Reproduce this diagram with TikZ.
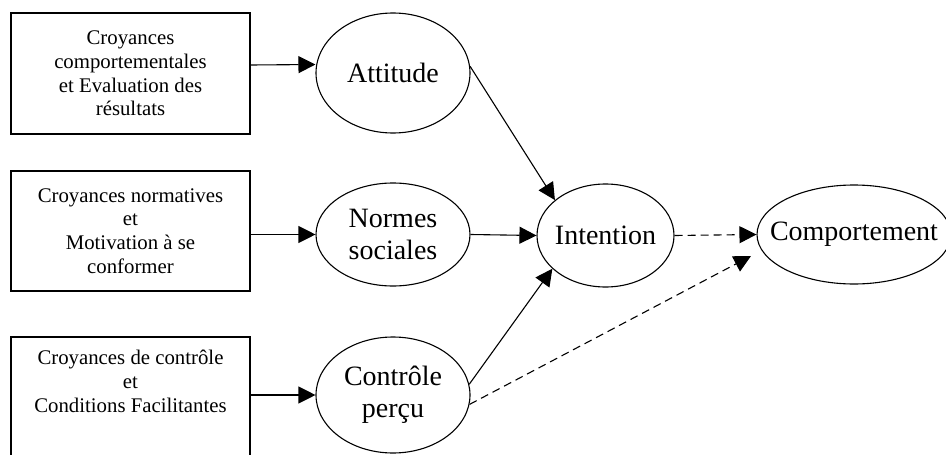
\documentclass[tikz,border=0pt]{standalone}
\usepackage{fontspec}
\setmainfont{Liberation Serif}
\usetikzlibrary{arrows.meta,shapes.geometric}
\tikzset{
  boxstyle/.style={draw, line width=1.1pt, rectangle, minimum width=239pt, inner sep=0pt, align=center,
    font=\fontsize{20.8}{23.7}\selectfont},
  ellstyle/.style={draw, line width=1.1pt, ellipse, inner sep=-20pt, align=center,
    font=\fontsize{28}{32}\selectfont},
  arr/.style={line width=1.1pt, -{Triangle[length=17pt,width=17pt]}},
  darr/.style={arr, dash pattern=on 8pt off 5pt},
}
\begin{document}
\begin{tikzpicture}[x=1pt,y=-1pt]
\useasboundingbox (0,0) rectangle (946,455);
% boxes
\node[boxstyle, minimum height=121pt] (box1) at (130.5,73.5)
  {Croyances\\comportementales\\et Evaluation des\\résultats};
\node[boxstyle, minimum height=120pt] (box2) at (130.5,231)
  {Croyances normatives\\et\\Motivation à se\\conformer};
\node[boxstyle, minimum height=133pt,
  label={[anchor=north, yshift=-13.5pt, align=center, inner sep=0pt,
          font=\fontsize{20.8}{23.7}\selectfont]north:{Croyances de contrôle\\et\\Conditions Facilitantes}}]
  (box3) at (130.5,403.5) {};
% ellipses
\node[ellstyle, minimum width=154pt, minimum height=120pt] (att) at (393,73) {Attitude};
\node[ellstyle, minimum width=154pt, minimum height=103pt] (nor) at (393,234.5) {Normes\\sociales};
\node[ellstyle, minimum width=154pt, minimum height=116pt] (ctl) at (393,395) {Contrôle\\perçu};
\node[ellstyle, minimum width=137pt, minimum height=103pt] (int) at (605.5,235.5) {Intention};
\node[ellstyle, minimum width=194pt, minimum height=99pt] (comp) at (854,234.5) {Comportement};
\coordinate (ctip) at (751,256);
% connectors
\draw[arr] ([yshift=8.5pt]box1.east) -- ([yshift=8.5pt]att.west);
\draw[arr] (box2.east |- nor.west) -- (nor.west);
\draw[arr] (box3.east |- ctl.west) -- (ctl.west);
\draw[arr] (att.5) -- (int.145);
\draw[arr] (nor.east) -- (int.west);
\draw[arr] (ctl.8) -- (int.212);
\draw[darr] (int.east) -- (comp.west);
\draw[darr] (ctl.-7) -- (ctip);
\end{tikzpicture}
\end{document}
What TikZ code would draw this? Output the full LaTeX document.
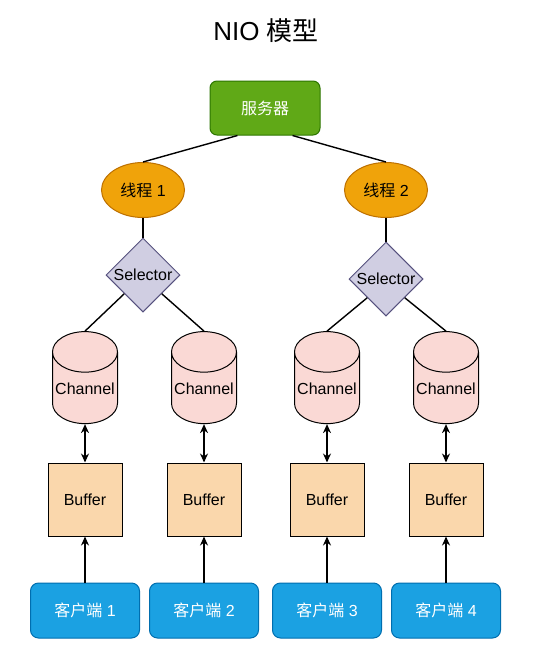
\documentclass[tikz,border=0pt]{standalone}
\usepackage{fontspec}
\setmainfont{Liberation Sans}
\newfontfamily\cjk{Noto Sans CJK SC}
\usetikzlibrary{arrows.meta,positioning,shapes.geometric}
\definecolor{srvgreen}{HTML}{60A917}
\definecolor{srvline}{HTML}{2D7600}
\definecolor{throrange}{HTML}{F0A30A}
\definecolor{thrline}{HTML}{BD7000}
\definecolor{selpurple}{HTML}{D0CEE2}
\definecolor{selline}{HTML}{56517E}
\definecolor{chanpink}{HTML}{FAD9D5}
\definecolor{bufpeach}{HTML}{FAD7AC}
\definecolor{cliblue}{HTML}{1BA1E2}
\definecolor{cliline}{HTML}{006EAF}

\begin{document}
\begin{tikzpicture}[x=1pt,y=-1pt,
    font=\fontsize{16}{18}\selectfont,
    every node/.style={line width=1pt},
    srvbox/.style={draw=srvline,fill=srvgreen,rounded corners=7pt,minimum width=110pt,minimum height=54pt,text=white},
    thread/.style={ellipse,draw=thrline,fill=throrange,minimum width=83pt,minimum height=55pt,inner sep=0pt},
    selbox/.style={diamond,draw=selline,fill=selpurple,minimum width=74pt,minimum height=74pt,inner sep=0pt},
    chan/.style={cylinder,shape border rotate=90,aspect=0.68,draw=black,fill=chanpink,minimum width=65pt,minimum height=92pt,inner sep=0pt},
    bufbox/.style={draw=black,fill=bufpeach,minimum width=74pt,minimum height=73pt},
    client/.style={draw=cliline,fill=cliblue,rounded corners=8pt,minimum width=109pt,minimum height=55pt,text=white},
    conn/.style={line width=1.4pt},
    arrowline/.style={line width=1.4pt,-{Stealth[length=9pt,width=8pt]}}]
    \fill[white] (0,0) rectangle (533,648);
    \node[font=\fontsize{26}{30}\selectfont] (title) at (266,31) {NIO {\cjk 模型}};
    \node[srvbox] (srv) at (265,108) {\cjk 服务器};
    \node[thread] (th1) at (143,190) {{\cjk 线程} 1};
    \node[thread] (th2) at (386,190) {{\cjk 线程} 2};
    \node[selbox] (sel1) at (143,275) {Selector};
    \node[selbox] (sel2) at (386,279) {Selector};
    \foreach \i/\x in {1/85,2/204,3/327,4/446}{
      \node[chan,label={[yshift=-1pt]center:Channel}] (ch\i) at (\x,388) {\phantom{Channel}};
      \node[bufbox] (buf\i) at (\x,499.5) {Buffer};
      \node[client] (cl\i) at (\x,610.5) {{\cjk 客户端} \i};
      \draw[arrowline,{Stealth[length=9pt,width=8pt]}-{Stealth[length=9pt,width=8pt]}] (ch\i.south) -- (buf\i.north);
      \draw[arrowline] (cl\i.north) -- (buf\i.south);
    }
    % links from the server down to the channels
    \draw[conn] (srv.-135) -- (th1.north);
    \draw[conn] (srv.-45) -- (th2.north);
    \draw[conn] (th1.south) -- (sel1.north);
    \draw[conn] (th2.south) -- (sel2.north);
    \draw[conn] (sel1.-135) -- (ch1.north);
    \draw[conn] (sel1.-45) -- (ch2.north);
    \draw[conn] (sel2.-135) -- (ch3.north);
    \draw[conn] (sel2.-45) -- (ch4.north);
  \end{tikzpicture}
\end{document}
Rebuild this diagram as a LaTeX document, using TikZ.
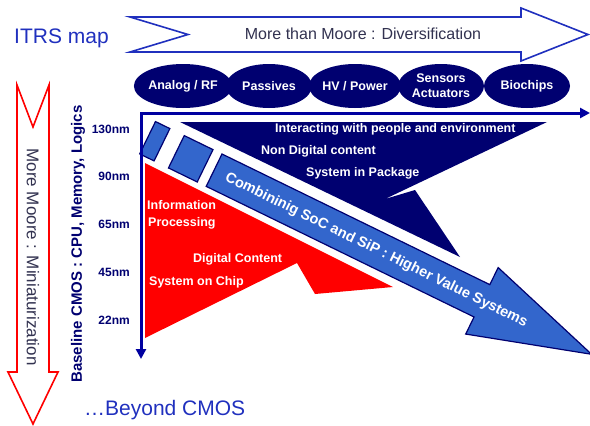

• _Task instructions_:
Give the data above again in full and unchanged, skipping the pictures.

• _The reply_:
Reproduce this diagram with TikZ.
\documentclass[tikz,border=0pt]{standalone}
\usepackage{fontspec}
\setmainfont{Liberation Serif}
\usetikzlibrary{arrows.meta,shapes.geometric}
\tikzset{
  boxstyle/.style={draw, line width=1.1pt, rectangle, minimum width=239pt, inner sep=0pt, align=center,
    font=\fontsize{20.8}{23.7}\selectfont},
  ellstyle/.style={draw, line width=1.1pt, ellipse, inner sep=-20pt, align=center,
    font=\fontsize{28}{32}\selectfont},
  arr/.style={line width=1.1pt, -{Triangle[length=17pt,width=17pt]}},
  darr/.style={arr, dash pattern=on 8pt off 5pt},
}
\begin{document}
\begin{tikzpicture}[x=1pt,y=-1pt]
\useasboundingbox (0,0) rectangle (946,455);
% boxes
\node[boxstyle, minimum height=121pt] (box1) at (130.5,73.5)
  {Croyances\\comportementales\\et Evaluation des\\résultats};
\node[boxstyle, minimum height=120pt] (box2) at (130.5,231)
  {Croyances normatives\\et\\Motivation à se\\conformer};
\node[boxstyle, minimum height=133pt,
  label={[anchor=north, yshift=-13.5pt, align=center, inner sep=0pt,
          font=\fontsize{20.8}{23.7}\selectfont]north:{Croyances de contrôle\\et\\Conditions Facilitantes}}]
  (box3) at (130.5,403.5) {};
% ellipses
\node[ellstyle, minimum width=154pt, minimum height=120pt] (att) at (393,73) {Attitude};
\node[ellstyle, minimum width=154pt, minimum height=103pt] (nor) at (393,234.5) {Normes\\sociales};
\node[ellstyle, minimum width=154pt, minimum height=116pt] (ctl) at (393,395) {Contrôle\\perçu};
\node[ellstyle, minimum width=137pt, minimum height=103pt] (int) at (605.5,235.5) {Intention};
\node[ellstyle, minimum width=194pt, minimum height=99pt] (comp) at (854,234.5) {Comportement};
\coordinate (ctip) at (751,256);
% connectors
\draw[arr] ([yshift=8.5pt]box1.east) -- ([yshift=8.5pt]att.west);
\draw[arr] (box2.east |- nor.west) -- (nor.west);
\draw[arr] (box3.east |- ctl.west) -- (ctl.west);
\draw[arr] (att.5) -- (int.145);
\draw[arr] (nor.east) -- (int.west);
\draw[arr] (ctl.8) -- (int.212);
\draw[darr] (int.east) -- (comp.west);
\draw[darr] (ctl.-7) -- (ctip);
\end{tikzpicture}
\end{document}
What TikZ code would draw this? Output the full LaTeX document.
\documentclass[tikz,border=0pt]{standalone}
\usepackage{fontspec}
\setmainfont{Liberation Sans}
\newfontfamily\cjk{Noto Sans CJK SC}
\usetikzlibrary{arrows.meta,positioning,shapes.geometric}
\definecolor{srvgreen}{HTML}{60A917}
\definecolor{srvline}{HTML}{2D7600}
\definecolor{throrange}{HTML}{F0A30A}
\definecolor{thrline}{HTML}{BD7000}
\definecolor{selpurple}{HTML}{D0CEE2}
\definecolor{selline}{HTML}{56517E}
\definecolor{chanpink}{HTML}{FAD9D5}
\definecolor{bufpeach}{HTML}{FAD7AC}
\definecolor{cliblue}{HTML}{1BA1E2}
\definecolor{cliline}{HTML}{006EAF}

\begin{document}
\begin{tikzpicture}[x=1pt,y=-1pt,
    font=\fontsize{16}{18}\selectfont,
    every node/.style={line width=1pt},
    srvbox/.style={draw=srvline,fill=srvgreen,rounded corners=7pt,minimum width=110pt,minimum height=54pt,text=white},
    thread/.style={ellipse,draw=thrline,fill=throrange,minimum width=83pt,minimum height=55pt,inner sep=0pt},
    selbox/.style={diamond,draw=selline,fill=selpurple,minimum width=74pt,minimum height=74pt,inner sep=0pt},
    chan/.style={cylinder,shape border rotate=90,aspect=0.68,draw=black,fill=chanpink,minimum width=65pt,minimum height=92pt,inner sep=0pt},
    bufbox/.style={draw=black,fill=bufpeach,minimum width=74pt,minimum height=73pt},
    client/.style={draw=cliline,fill=cliblue,rounded corners=8pt,minimum width=109pt,minimum height=55pt,text=white},
    conn/.style={line width=1.4pt},
    arrowline/.style={line width=1.4pt,-{Stealth[length=9pt,width=8pt]}}]
    \fill[white] (0,0) rectangle (533,648);
    \node[font=\fontsize{26}{30}\selectfont] (title) at (266,31) {NIO {\cjk 模型}};
    \node[srvbox] (srv) at (265,108) {\cjk 服务器};
    \node[thread] (th1) at (143,190) {{\cjk 线程} 1};
    \node[thread] (th2) at (386,190) {{\cjk 线程} 2};
    \node[selbox] (sel1) at (143,275) {Selector};
    \node[selbox] (sel2) at (386,279) {Selector};
    \foreach \i/\x in {1/85,2/204,3/327,4/446}{
      \node[chan,label={[yshift=-1pt]center:Channel}] (ch\i) at (\x,388) {\phantom{Channel}};
      \node[bufbox] (buf\i) at (\x,499.5) {Buffer};
      \node[client] (cl\i) at (\x,610.5) {{\cjk 客户端} \i};
      \draw[arrowline,{Stealth[length=9pt,width=8pt]}-{Stealth[length=9pt,width=8pt]}] (ch\i.south) -- (buf\i.north);
      \draw[arrowline] (cl\i.north) -- (buf\i.south);
    }
    % links from the server down to the channels
    \draw[conn] (srv.-135) -- (th1.north);
    \draw[conn] (srv.-45) -- (th2.north);
    \draw[conn] (th1.south) -- (sel1.north);
    \draw[conn] (th2.south) -- (sel2.north);
    \draw[conn] (sel1.-135) -- (ch1.north);
    \draw[conn] (sel1.-45) -- (ch2.north);
    \draw[conn] (sel2.-135) -- (ch3.north);
    \draw[conn] (sel2.-45) -- (ch4.north);
  \end{tikzpicture}
\end{document}
Rebuild this diagram as a LaTeX document, using TikZ.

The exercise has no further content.